Legal Question: Whether the District Court can reject an application for appointing an arbitrator on behalf of a party where the other party has nominated an arbitrator.    

Held: The District Judge ought to have appointed an arbitrator for and on behalf of the opposite party maintaining the nominated arbitrator already appointed by the petitioner, but the District Judge upon misconception of law as well as misreading and misconstruing the total scenario of the dispute arose between the parties, rejected the application summararily, and as such, it has committed an error of law, in the decision occassioning failure og justice calling interference by this Court.


Agrocorp Intl. Pte. Ltd. Vs. Vietnam Northern Food Corporation

Reference: 18 SCOB [2023] HCD 213

Legal Provision: Section 9, 12, 17 of the Arbitration Act, 2001  

Legal Question: Whether the District Court can examine the existence of an arbitration agreement while deciding an application for appointment of arbitrators.

Held: It is necessary to determine the existence of an arbitration agreement to invoke the procedure under section 12 of the Arbitration Act. Thereafter, examining all the annexure the Court found that there
was no arbitration agreement between the parties and no contractual obligation arose between
them from email communications. The Court also held that even in the absence of any arbitration agreement between the parties, they are at liberty to arbitrate through mutual consent. Consequently, the rule was discharged.

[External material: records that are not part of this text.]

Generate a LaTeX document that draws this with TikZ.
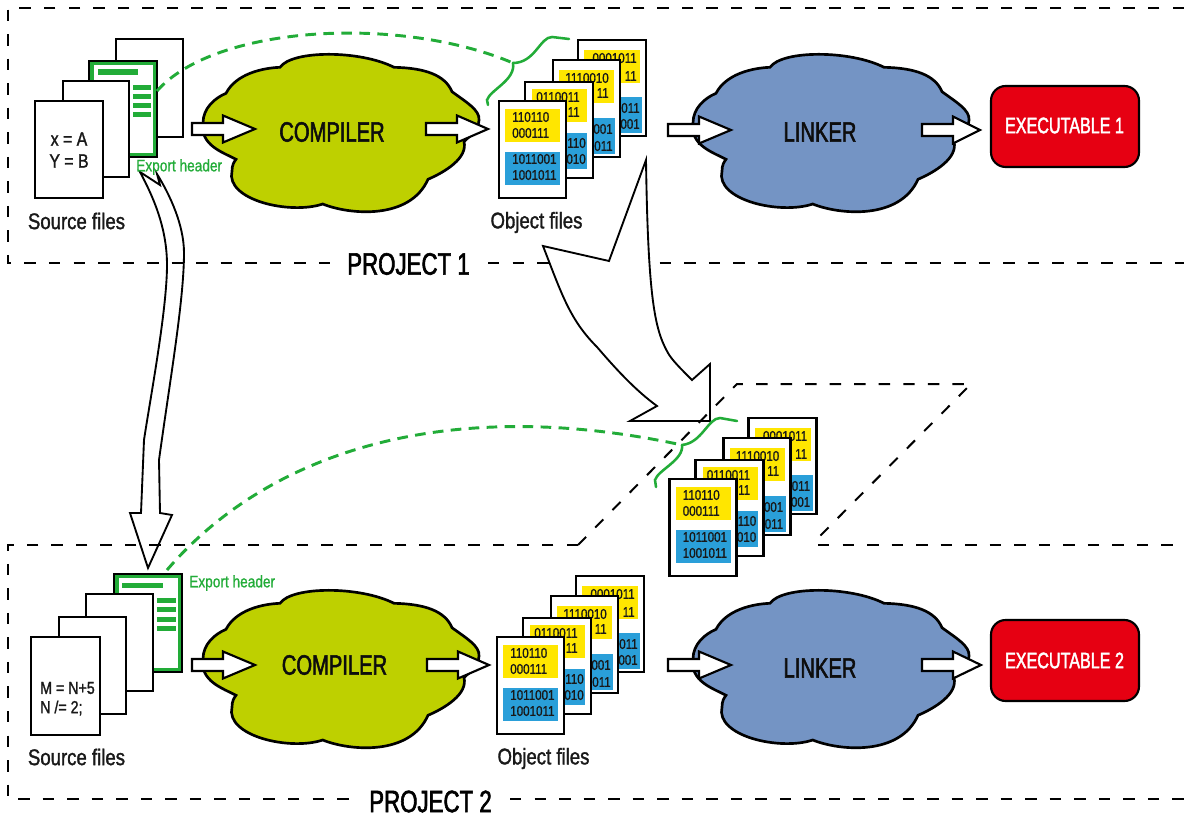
\documentclass[tikz,border=0pt]{standalone}
\usepackage{fontspec}
\setmainfont{Liberation Sans}
\newfontfamily\fnA[FakeStretch=0.82,FakeBold=1.4]{Liberation Sans}
\newfontfamily\fnB[FakeStretch=0.72,FakeBold=1.9]{Liberation Sans}
\newfontfamily\fnC[FakeStretch=0.82,FakeBold=0.9]{Liberation Sans}
\definecolor{gr}{HTML}{22AC38}
\definecolor{cl1}{HTML}{BED000}
\definecolor{cl2}{HTML}{7494C4}
\definecolor{yl}{HTML}{FFE600}
\definecolor{bl}{HTML}{2A9FD9}
\definecolor{rd}{HTML}{E60012}
\tikzset{
  x=0.75pt,y=-0.75pt,
  dashbox/.style={black,line width=1.5pt,dash pattern=on 8.6pt off 9.8pt},
  greendash/.style={gr,line width=2.2pt,dash pattern=on 8pt off 5.5pt},
  swoosh/.style={gr,line width=1.9pt,line cap=round},
  pagebox/.style={draw=black,fill=white,line width=1.8pt},
  barbox/.style={fill=gr,draw=none},
  blockarrow/.style={draw=black,fill=white,line width=1.6pt,line join=miter},
  thinarrow/.style={draw=black,fill=white,line width=1.4pt,line join=miter},
  cloudshape/.style={draw=black,line width=2pt},
  lbl/.style={inner sep=0pt,font=\fnA\fontsize{17}{17}\selectfont,text=black!90},
  big/.style={inner sep=0pt,font=\fnB\fontsize{21}{21}\selectfont,text=black!95},
  proj/.style={inner sep=0pt,font=\fnB\fontsize{23.2}{24}\selectfont,text=black},
  exe/.style={inner sep=0pt,font=\fnB\fontsize{16.8}{17}\selectfont,text=white},
  expo/.style={inner sep=0pt,font=\fnC\fontsize{12.5}{13}\selectfont,text=gr},
  code/.style={inner sep=0pt,font=\fnA\fontsize{14.5}{15}\selectfont,text=black!90},
  codesm/.style={inner sep=0pt,font=\fnA\fontsize{13}{14}\selectfont,text=black!90},
  bin/.style={inner sep=0pt,font=\fnC\fontsize{10.6}{11}\selectfont,text=black!90},
  exebox/.style={draw=black,fill=rd,line width=1.6pt,rounded corners=11pt},
}
% cloud: outline coordinates of the reference's first cloud
\newcommand{\cloudpath}[3]{%
\begin{scope}[shift={(#1,#2)}]
\draw[cloudshape,fill=#3] (280,67.3)
  .. controls (292,50) and (360,50) .. (394,67.3)
  .. controls (425,68) and (445,75) .. (452,91.7)
  .. controls (466,102) and (480,110) .. (479,120)
  .. controls (479,128) and (470,136) .. (464,141.7)
  .. controls (468,158) and (445,172) .. (428,179.3)
  .. controls (410,220) and (350,215) .. (322.7,204)
  .. controls (290,215) and (225,200) .. (232,171)
  .. controls (232,165) and (234,162) .. (236,159.3)
  .. controls (222,152) and (200,145) .. (203,123)
  .. controls (203,108) and (215,98) .. (226,93.3)
  .. controls (236,74) and (262,68) .. (280,67.3) -- cycle;
\end{scope}}
% horizontal block arrow
\newcommand{\harrow}[5]{% tail, base, tip, y, name
\draw[blockarrow] (#1,#4-6) -- (#2,#4-6) -- (#2,#4-13.5) -- (#3,#4) -- (#2,#4+13.5) -- (#2,#4+6) -- (#1,#4+6) -- cycle;
\coordinate (#5) at (#3,#4);}
% stack of object files
\newcommand{\objstack}[3]{%
\begin{scope}[shift={(#1,#2)}]
\draw[pagebox] (578,40) rectangle (646,136);
\fill[yl] (584,50) rectangle (640,83);
\fill[bl] (584,97) rectangle (642,133);
\node[bin,anchor=east] (#3a1) at (637,58) {0001011};
\node[bin,anchor=east] (#3a2) at (637,76) {11};
\node[bin,anchor=east] (#3a3) at (640,108) {011};
\node[bin,anchor=east] (#3a4) at (640,124) {001};
\draw[pagebox] (553,60) rectangle (620,157);
\fill[yl] (559,70) rectangle (614,103);
\fill[bl] (559,118) rectangle (615,154);
\node[bin,anchor=east] (#3b1) at (609,78) {1110010};
\node[bin,anchor=east] (#3b2) at (609,93) {11};
\node[bin,anchor=east] (#3b3) at (613,129) {001};
\node[bin,anchor=east] (#3b4) at (613,146) {011};
\draw[pagebox] (525,82) rectangle (593,178);
\fill[yl] (532,89) rectangle (587,122);
\fill[bl] (532,133) rectangle (587,169);
\node[bin,anchor=east] (#3c1) at (580,97) {0110011};
\node[bin,anchor=east] (#3c2) at (580,112) {11};
\node[bin,anchor=east] (#3c3) at (586,143) {110};
\node[bin,anchor=east] (#3c4) at (586,159) {010};
\draw[pagebox] (499,101) rectangle (566,198);
\fill[yl] (505,109) rectangle (560,142);
\fill[bl] (505,152) rectangle (560,185);
\node[bin,anchor=west] (#3d1) at (512,117) {110110};
\node[bin,anchor=west] (#3d2) at (512,133) {000111};
\node[bin,anchor=west] (#3d3) at (512,159) {1011001};
\node[bin,anchor=west] (#3d4) at (512,175) {1001011};
\end{scope}}
\begin{document}
\begin{tikzpicture}
\useasboundingbox (0,0) rectangle (1184,816);
\fill[white] (0,0) rectangle (1184,816);

% long curved arrow between the two export headers
\draw[thinarrow] (140,172) -- (160,185) -- (157,174)
  .. controls (170,195) and (184,225) .. (184,253)
  .. controls (184,300) and (170,380) .. (159,460)
  -- (160,513) -- (172,515) -- (148,568) -- (130,513) -- (141,513) -- (144,440)
  .. controls (150,400) and (167,310) .. (167,265)
  .. controls (167,230) and (155,200) .. (140,172) -- cycle;

% project frames
\coordinate (p1a) at (1184,8);
\coordinate (p1b) at (8,8);
\coordinate (p1c) at (8,263);
\coordinate (p1d) at (332,263);
\coordinate (p1e) at (1184,263);
\coordinate (p1f) at (488,263);
\draw[dashbox] (p1a) -- (p1b) -- (p1c) -- (p1d);
\draw[dashbox] (p1f) -- (p1e);
\node[proj] (project1) at (408.5,264) {PROJECT 1};

\coordinate (p2a) at (578,545);
\coordinate (p2b) at (8,545);
\coordinate (p2c) at (8,799);
\coordinate (p2d) at (352,799);
\coordinate (p2e) at (510,799);
\coordinate (p2f) at (1184,799);
\coordinate (p2g) at (818,545);
\coordinate (p2h) at (1184,545);
\draw[dashbox] (p2a) -- (p2b) -- (p2c) -- (p2d);
\draw[dashbox] (p2e) -- (p2f);
\draw[dashbox] (p2g) -- (p2h);
\node[proj] (project2) at (430.5,801.5) {PROJECT 2};

% clouds
\cloudpath{0}{0}{cl1}
\cloudpath{490}{0}{cl2}
\cloudpath{0}{536}{cl1}
\cloudpath{490}{536}{cl2}
\node[big] (compiler1) at (332,132) {COMPILER};
\node[big] (linker1) at (820,132) {LINKER};
\node[big] (compiler2) at (334.5,665) {COMPILER};
\node[big] (linker2) at (820,668) {LINKER};

% source files, project 1
\draw[pagebox] (116,39) rectangle (183,137);
\draw[pagebox,fill=gr] (89,61) rectangle (157,157);
\fill[white] (93.5,65) rectangle (153,153);
\fill[barbox] (98,69) rectangle (138,75);
\foreach \yy in {85,94,103,112} \fill[barbox] (133,\yy) rectangle (151,\yy+5);
\draw[pagebox] (63,81) rectangle (129,177);
\draw[pagebox] (35,101) rectangle (103,198);
\node[code] (xa) at (69,139) {x = A};
\node[code] (yb) at (69,161) {Y = B};
\node[lbl] (src1) at (76.5,221) {Source files};
\node[expo,anchor=west] (exp1) at (136,167) {Export header};

% source files, project 2
\draw[pagebox,fill=gr] (114,574) rectangle (182,672);
\fill[white] (118.5,578) rectangle (178,668);
\fill[barbox] (122,583) rectangle (163,588);
\foreach \yy in {598,607,617,626} \fill[barbox] (157,\yy) rectangle (176,\yy+5);
\draw[pagebox] (86,594) rectangle (153,691);
\draw[pagebox] (59,617) rectangle (126,714);
\draw[pagebox] (31,637) rectangle (100,735);
\node[codesm,anchor=west] (mn) at (40,688) {M = N+5};
\node[codesm,anchor=west] (nn) at (40,708) {N /= 2;};
\node[lbl] (src2) at (76.5,757) {Source files};
\node[expo,anchor=west] (exp2) at (189,583) {Export header};

% object stacks
\objstack{0}{0}{oa}
\node[lbl] (obj1) at (536.5,222.5) {Object files};
\objstack{-2}{536}{ob}
\node[lbl] (obj2) at (543.5,758.5) {Object files};

% block arrows
\harrow{192}{223}{255}{129}{a1}
\harrow{426}{457}{488}{129}{a2}
\harrow{668}{699}{731}{130}{a3}
\harrow{922}{953}{980}{130}{a4}
\harrow{192}{223}{255}{665}{a5}
\harrow{427}{458}{489}{665}{a6}
\harrow{668}{699}{731}{665}{a7}
\harrow{922}{953}{981}{665}{a8}

% executables
\node[exebox,minimum width=111pt,minimum height=60.75pt,inner sep=0pt] (exe1) at (1065,126.5) {};
\node[exe] (exe1t) at (1064.5,125.5) {EXECUTABLE 1};
\node[exebox,minimum width=111pt,minimum height=60.75pt,inner sep=0pt] (exe2) at (1065,660.5) {};
\node[exe] (exe2t) at (1064.5,660.5) {EXECUTABLE 2};

% big arrow: shared objects go from project 1 to project 2
\draw[thinarrow] (646,160) -- (609,261) -- (543,246)
  .. controls (562,295) and (570,320) .. (597,347)
  .. controls (615,368) and (635,390) .. (657,406)
  -- (630,421) -- (710,421) -- (710,364) -- (692,380)
  .. controls (680,368) and (672,360) .. (668,353)
  .. controls (655,330) and (648,300) .. (646,160) -- cycle;

% shared object stack and its frame
\coordinate (pa) at (578,545);
\coordinate (pb) at (737,384);
\coordinate (pc) at (971,384);
\coordinate (pd) at (814,542);
\draw[dashbox] (pa) -- (pb) -- (pc) -- (pd);
\objstack{170.5}{378}{oc}

% green swooshes and dashed links
\coordinate (g1a) at (157,91);
\coordinate (g1b) at (513,63);
\draw[greendash] (g1a) .. controls (215,25) and (400,15) .. (g1b);
\draw[swoosh] (569,39) -- (552,37) .. controls (540,37) and (535,63) .. (g1b);
\draw[swoosh] (g1b) .. controls (516,80) and (490,90) .. (487,100) -- (488,105);

\coordinate (g2a) at (167,570);
\coordinate (g2b) at (682,445);
\draw[greendash] (g2a) .. controls (270,450) and (450,395) .. (g2b);
\draw[swoosh] (737,421) -- (720,418) .. controls (708,418) and (702,443) .. (g2b);
\draw[swoosh] (g2b) .. controls (684,460) and (658,470) .. (655,480) -- (656,487);
\end{tikzpicture}
\end{document}
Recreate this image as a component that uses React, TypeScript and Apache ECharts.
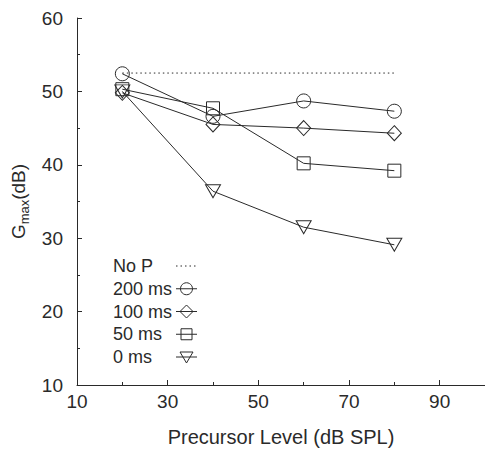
import React, { useEffect, useRef } from "react";
import * as echarts from "echarts";

const levels = [20, 40, 60, 80];
const noP = [52.5, 52.5];
const noPLevels = [20, 80];
const ms200 = [52.4, 46.6, 48.7, 47.3];
const ms100 = [49.8, 45.5, 45.0, 44.3];
const ms50 = [50.3, 47.7, 40.2, 39.2];
const ms0 = [50.0, 36.4, 31.5, 29.1];
const legendNames = ["No P", "200 ms", "100 ms", "50 ms", "0 ms"];

const FONT = "Liberation Sans, Arial, Helvetica, sans-serif";
const INK = "#2a2a2a";

export default function App() {
  const ref = useRef<HTMLDivElement>(null);
  useEffect(() => {
    if (!ref.current) return;
    const chart = echarts.init(ref.current, null, { renderer: "svg" });
    const mk = (name: string, ys: number[], symbol: string, size: any) => ({
      name,
      type: "line",
      data: levels.map((x, i) => [x, ys[i]]),
      symbol,
      symbolSize: size,
      showAllSymbol: true,
      lineStyle: { color: INK, width: 1 },
      itemStyle: { color: "rgba(0,0,0,0)", borderColor: INK, borderWidth: 1 },
      emphasis: { disabled: true },
      z: 3,
    });

    // legend drawn as graphic elements
    const lx = 113;
    const ly0 = 266;
    const dy = 22.75;
    const ix1 = 176;
    const ix2 = 197;
    const icx = 186.5;
    const stroke = { stroke: INK, lineWidth: 1, fill: "none" };
    const legend: any[] = [];
    legendNames.forEach((nm, i) => {
      const y = ly0 + i * dy;
      legend.push({
        type: "text",
        x: lx,
        y,
        style: { text: nm, fontSize: 18, fontFamily: FONT, fill: INK, verticalAlign: "middle", align: "left" },
      });
      legend.push({
        type: "line",
        shape: { x1: ix1, y1: y, x2: ix2, y2: y },
        style: i === 0 ? { stroke: INK, lineWidth: 1, lineDash: [1.5, 3] } : { stroke: INK, lineWidth: 1 },
      });
      if (i === 1) legend.push({ type: "circle", shape: { cx: icx, cy: y, r: 6 }, style: stroke });
      if (i === 2)
        legend.push({
          type: "polygon",
          shape: { points: [[icx, y - 6.5], [icx + 6.5, y], [icx, y + 6.5], [icx - 6.5, y]] },
          style: stroke,
        });
      if (i === 3) legend.push({ type: "rect", shape: { x: icx - 5.5, y: y - 5.5, width: 11, height: 11 }, style: stroke });
      if (i === 4)
        legend.push({
          type: "polygon",
          shape: { points: [[icx - 6.5, y - 5], [icx + 6.5, y - 5], [icx, y + 6]] },
          style: stroke,
        });
    });

    chart.setOption({
      animation: false,
      backgroundColor: "#fff",
      textStyle: { fontFamily: FONT },
      grid: { left: 77, top: 18, bottom: 64, right: -5, containLabel: false },
      graphic: legend,
      xAxis: {
        type: "value",
        min: 10,
        max: 100,
        interval: 20,
        name: "Precursor Level (dB SPL)",
        nameLocation: "middle",
        nameGap: 42,
        nameTextStyle: { fontSize: 20, color: INK, fontFamily: FONT },
        axisLine: { lineStyle: { color: INK, width: 1 } },
        axisTick: { inside: true, length: 5, lineStyle: { color: INK } },
        minorTick: { show: true, splitNumber: 2, length: 3, lineStyle: { color: INK } },
        axisLabel: { fontSize: 19, color: INK, margin: 7, showMaxLabel: false, fontFamily: FONT },
        splitLine: { show: false },
      },
      yAxis: {
        type: "value",
        min: 10,
        max: 60,
        interval: 10,
        name: "{a|G}{b|max}{a|(dB)}",
        nameLocation: "middle",
        nameGap: 44,
        nameRotate: 90,
        nameTextStyle: {
          rich: {
            a: { fontSize: 19, color: INK, fontFamily: FONT, lineHeight: 24 },
            b: { fontSize: 13, color: INK, fontFamily: FONT, lineHeight: 13, verticalAlign: "bottom" },
          },
        },
        axisLine: { show: true, lineStyle: { color: INK, width: 1 } },
        axisTick: { show: true, inside: true, length: 5, lineStyle: { color: INK } },
        minorTick: { show: true, splitNumber: 2, length: 3, lineStyle: { color: INK } },
        axisLabel: { fontSize: 19, color: INK, margin: 14, fontFamily: FONT },
        splitLine: { show: false },
      },
      series: [
        {
          name: "No P",
          type: "line",
          data: noPLevels.map((x, i) => [x, noP[i]]),
          symbol: "none",
          lineStyle: { color: INK, width: 1, type: [1.5, 3] },
          itemStyle: { color: INK },
          emphasis: { disabled: true },
        },
        mk("200 ms", ms200, "circle", 14),
        mk("100 ms", ms100, "diamond", [14, 15]),
        mk("50 ms", ms50, "rect", 13),
        mk("0 ms", ms0, "path://M0,0L10,0L5,8.66Z", [15, 13]),
      ],
    });
    return () => chart.dispose();
  }, []);
  return <div ref={ref} style={{ width: 485, height: 452, position: "absolute", left: 0, top: 0 }} />;
}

Reference: 18 SCOB [2023] HCD 257

Legal Provision: Section 42 of the Arbitration Act, 2001 read with section 115 of the Code of Civil Procedure, 1908

Legal Question: Whether a civil revision is maintainable against any interlocutory order passed in an
application under section 42 of the Arbitration Act, 2001

Held: The term “জেলা জজ” as mentioned in the Arbitration Act, 2001 means the ‘Court of District Judge’, not ‘persona designata’ and any decision passed in a proceeding under this Act is amenable in a civil revision under the Code of Civil Procedure and as such, the civil revision is maintainable.